## begin Information provided
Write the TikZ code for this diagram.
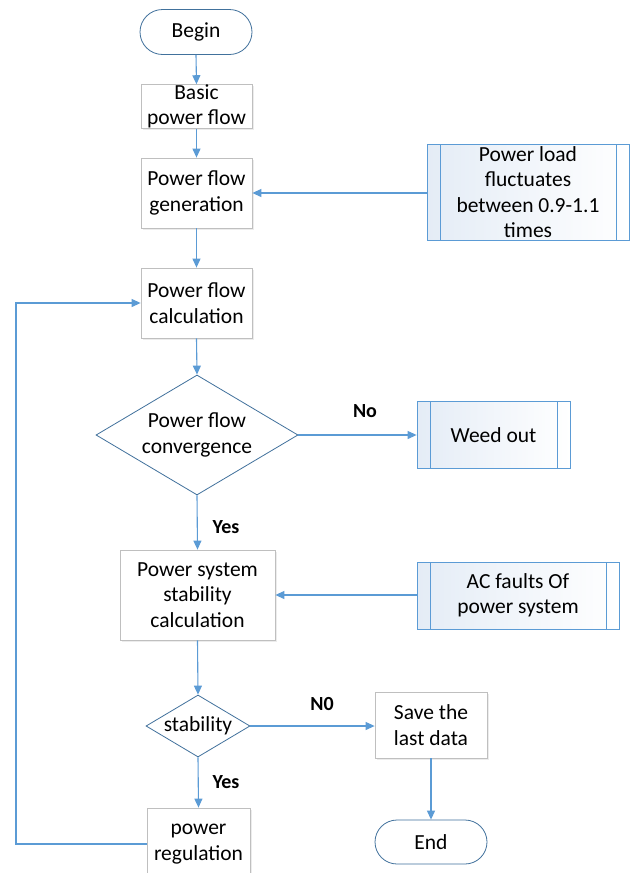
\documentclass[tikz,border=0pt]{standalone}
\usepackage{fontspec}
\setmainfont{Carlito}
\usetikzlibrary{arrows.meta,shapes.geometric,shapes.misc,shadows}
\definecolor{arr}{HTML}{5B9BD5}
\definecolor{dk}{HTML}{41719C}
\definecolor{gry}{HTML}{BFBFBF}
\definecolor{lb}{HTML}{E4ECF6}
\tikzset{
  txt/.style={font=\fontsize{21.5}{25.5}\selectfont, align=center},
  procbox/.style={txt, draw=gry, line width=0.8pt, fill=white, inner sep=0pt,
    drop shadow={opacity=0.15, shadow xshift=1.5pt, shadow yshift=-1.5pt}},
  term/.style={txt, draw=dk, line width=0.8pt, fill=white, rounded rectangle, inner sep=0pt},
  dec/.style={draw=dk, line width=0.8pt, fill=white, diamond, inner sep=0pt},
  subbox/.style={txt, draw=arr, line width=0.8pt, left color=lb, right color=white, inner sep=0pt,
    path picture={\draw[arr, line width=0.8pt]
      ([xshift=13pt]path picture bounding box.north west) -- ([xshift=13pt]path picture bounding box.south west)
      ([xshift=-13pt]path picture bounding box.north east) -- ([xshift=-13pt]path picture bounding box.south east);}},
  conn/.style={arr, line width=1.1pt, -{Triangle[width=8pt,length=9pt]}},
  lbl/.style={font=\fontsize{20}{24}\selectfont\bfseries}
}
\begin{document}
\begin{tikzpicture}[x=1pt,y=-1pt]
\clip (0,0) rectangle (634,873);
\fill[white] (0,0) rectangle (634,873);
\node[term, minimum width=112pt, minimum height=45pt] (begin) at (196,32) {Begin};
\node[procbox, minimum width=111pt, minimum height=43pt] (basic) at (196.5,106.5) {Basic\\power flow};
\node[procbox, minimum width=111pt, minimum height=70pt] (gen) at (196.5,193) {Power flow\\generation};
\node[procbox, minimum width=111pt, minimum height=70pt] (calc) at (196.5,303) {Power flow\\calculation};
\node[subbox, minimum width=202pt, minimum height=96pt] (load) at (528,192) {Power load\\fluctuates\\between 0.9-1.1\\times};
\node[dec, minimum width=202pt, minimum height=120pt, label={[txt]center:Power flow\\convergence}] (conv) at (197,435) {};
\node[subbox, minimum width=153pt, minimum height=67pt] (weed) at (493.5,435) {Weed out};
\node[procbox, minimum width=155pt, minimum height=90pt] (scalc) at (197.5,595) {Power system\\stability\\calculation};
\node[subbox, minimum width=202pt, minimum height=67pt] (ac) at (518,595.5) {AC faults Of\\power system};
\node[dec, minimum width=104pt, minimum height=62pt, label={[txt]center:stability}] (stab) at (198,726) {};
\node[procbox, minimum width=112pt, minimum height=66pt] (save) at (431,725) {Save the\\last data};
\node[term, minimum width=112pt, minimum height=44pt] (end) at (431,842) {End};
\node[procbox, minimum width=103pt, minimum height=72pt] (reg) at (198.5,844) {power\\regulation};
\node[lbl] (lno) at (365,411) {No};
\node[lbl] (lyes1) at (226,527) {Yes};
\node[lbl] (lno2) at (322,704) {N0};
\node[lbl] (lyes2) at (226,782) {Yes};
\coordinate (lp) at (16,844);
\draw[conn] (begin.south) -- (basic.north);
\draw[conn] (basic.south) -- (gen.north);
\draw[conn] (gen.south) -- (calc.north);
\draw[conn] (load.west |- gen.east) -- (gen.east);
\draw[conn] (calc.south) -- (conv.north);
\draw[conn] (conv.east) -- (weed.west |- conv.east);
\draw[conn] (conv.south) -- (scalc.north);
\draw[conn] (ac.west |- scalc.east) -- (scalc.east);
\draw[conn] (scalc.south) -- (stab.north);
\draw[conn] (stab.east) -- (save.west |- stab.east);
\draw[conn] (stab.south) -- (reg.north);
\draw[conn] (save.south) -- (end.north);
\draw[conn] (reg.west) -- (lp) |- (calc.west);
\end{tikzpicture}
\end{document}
## end Information provided
## begin Information provided
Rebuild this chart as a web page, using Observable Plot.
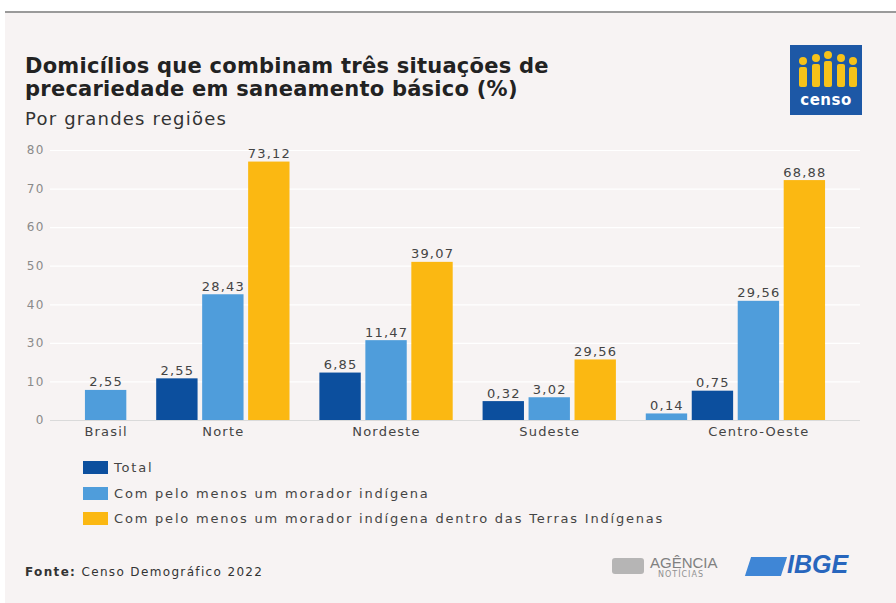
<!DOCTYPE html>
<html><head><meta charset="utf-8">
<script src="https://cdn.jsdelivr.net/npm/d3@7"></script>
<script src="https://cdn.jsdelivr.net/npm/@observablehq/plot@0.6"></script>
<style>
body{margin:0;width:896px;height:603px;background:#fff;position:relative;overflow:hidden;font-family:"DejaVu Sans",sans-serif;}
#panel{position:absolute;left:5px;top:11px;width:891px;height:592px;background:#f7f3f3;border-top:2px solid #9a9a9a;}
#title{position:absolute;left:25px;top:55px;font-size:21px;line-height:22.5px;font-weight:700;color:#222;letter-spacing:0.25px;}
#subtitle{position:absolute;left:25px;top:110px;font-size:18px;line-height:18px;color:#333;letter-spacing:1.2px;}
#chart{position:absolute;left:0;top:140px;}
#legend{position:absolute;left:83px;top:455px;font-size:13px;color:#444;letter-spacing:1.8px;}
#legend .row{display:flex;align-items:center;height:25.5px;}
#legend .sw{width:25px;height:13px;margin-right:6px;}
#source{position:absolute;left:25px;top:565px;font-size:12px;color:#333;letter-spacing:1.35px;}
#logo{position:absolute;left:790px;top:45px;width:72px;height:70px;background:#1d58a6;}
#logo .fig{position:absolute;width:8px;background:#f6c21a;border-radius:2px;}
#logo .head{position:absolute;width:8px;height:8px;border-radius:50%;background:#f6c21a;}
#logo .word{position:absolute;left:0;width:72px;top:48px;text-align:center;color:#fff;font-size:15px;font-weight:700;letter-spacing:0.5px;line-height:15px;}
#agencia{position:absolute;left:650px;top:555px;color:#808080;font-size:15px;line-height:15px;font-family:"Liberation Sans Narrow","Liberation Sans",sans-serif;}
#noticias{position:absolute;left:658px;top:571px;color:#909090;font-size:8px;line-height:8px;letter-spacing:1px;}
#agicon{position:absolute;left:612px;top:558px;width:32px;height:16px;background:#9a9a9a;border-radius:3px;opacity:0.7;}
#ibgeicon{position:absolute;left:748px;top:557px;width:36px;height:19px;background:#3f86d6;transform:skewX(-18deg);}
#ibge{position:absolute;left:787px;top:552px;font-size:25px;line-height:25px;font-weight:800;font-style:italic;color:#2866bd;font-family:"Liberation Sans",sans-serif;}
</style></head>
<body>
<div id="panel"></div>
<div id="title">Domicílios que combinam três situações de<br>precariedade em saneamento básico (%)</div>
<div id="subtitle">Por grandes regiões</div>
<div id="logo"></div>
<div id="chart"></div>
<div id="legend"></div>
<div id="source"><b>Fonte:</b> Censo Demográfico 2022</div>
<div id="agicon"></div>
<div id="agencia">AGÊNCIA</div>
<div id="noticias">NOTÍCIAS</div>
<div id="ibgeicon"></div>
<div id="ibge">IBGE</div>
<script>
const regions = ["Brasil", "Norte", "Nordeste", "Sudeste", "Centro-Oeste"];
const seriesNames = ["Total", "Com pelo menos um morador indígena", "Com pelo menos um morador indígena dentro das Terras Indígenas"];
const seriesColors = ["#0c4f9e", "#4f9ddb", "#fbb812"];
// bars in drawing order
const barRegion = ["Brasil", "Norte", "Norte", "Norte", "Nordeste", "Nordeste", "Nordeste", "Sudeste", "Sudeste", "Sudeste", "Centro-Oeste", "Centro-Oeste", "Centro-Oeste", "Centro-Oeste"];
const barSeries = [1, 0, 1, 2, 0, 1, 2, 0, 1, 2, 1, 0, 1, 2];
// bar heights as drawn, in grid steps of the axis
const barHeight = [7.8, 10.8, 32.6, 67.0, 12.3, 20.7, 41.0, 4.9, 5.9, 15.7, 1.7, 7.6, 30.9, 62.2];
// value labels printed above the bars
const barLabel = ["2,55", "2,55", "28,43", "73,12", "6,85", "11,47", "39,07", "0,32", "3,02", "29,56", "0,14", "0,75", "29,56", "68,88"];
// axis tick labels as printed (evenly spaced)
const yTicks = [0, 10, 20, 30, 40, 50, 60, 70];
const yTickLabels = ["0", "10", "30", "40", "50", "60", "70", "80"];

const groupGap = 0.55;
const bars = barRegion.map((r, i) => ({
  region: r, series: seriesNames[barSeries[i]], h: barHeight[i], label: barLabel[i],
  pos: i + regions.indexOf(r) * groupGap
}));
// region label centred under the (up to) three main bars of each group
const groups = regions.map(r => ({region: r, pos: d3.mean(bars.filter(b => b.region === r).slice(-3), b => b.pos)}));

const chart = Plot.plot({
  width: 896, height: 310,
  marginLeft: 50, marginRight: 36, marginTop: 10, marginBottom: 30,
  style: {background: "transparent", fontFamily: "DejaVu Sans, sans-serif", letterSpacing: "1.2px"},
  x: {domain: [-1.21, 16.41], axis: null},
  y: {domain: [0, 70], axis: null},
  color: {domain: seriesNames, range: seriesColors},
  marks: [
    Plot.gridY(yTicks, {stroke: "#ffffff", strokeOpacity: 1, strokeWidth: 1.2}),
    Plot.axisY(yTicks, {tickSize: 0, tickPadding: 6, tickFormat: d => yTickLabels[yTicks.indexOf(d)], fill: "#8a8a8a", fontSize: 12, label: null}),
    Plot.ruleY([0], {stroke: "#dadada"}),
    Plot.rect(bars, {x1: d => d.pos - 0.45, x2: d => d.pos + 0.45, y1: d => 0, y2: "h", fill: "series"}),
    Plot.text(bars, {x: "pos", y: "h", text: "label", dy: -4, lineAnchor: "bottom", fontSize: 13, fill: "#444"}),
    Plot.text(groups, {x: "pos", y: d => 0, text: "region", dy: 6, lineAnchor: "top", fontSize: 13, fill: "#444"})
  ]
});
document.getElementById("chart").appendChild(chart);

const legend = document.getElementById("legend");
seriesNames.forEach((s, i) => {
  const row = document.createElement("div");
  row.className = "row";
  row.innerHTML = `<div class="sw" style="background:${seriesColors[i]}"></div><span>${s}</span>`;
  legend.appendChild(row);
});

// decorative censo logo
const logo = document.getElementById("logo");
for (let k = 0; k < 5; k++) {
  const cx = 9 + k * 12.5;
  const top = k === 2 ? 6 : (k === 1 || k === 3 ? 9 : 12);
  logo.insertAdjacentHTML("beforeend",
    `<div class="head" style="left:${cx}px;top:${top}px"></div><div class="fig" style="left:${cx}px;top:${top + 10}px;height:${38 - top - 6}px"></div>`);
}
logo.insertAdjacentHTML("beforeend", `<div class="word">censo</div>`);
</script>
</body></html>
## end Information provided
## begin Information provided
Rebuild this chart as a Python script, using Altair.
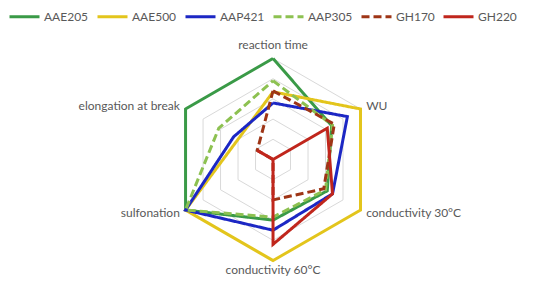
## end Information provided
■ **Exercise directions**
Copy each line that holds the word "Rebuild".

■ **Response to the exercise**
Rebuild this chart as a web page, using Observable Plot.
Rebuild this chart as a Python script, using Altair.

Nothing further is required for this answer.